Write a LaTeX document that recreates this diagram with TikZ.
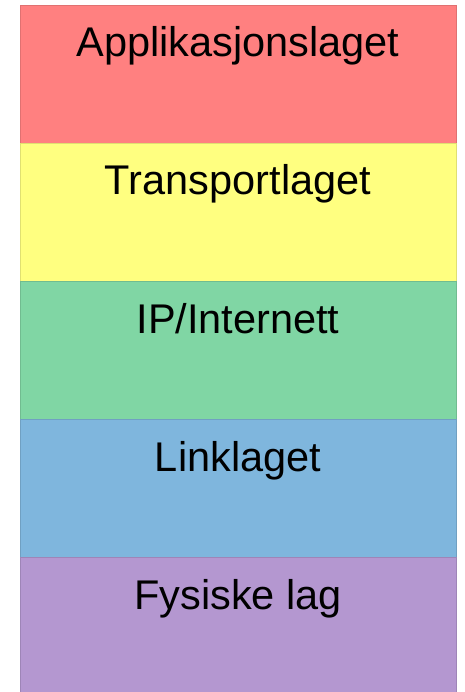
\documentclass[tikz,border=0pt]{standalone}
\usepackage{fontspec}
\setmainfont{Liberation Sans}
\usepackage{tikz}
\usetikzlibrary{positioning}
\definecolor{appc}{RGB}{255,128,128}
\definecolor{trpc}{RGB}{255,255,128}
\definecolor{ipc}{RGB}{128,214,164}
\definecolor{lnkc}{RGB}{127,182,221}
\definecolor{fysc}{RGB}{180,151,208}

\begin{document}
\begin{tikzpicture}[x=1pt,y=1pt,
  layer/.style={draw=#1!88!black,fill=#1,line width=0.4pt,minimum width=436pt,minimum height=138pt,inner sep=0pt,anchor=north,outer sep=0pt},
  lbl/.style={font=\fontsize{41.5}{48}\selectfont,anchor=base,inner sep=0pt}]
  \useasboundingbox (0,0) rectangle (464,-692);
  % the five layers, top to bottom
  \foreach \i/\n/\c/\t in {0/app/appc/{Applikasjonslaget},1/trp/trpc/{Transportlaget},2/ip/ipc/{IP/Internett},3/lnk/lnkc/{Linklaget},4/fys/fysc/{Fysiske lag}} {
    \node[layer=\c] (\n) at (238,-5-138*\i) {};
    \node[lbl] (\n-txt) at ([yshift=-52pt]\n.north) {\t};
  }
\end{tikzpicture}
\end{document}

┄┄┄┄┄┄

What you are asked to do – Output each line exactly; omit every picture.

Result of this exercise –
Write a LaTeX document that recreates this diagram with TikZ.
\documentclass[tikz,border=0pt]{standalone}
\usepackage{fontspec}
\setmainfont{Liberation Sans}
\usepackage{tikz}
\usetikzlibrary{positioning}
\definecolor{appc}{RGB}{255,128,128}
\definecolor{trpc}{RGB}{255,255,128}
\definecolor{ipc}{RGB}{128,214,164}
\definecolor{lnkc}{RGB}{127,182,221}
\definecolor{fysc}{RGB}{180,151,208}

\begin{document}
\begin{tikzpicture}[x=1pt,y=1pt,
  layer/.style={draw=#1!88!black,fill=#1,line width=0.4pt,minimum width=436pt,minimum height=138pt,inner sep=0pt,anchor=north,outer sep=0pt},
  lbl/.style={font=\fontsize{41.5}{48}\selectfont,anchor=base,inner sep=0pt}]
  \useasboundingbox (0,0) rectangle (464,-692);
  % the five layers, top to bottom
  \foreach \i/\n/\c/\t in {0/app/appc/{Applikasjonslaget},1/trp/trpc/{Transportlaget},2/ip/ipc/{IP/Internett},3/lnk/lnkc/{Linklaget},4/fys/fysc/{Fysiske lag}} {
    \node[layer=\c] (\n) at (238,-5-138*\i) {};
    \node[lbl] (\n-txt) at ([yshift=-52pt]\n.north) {\t};
  }
\end{tikzpicture}
\end{document}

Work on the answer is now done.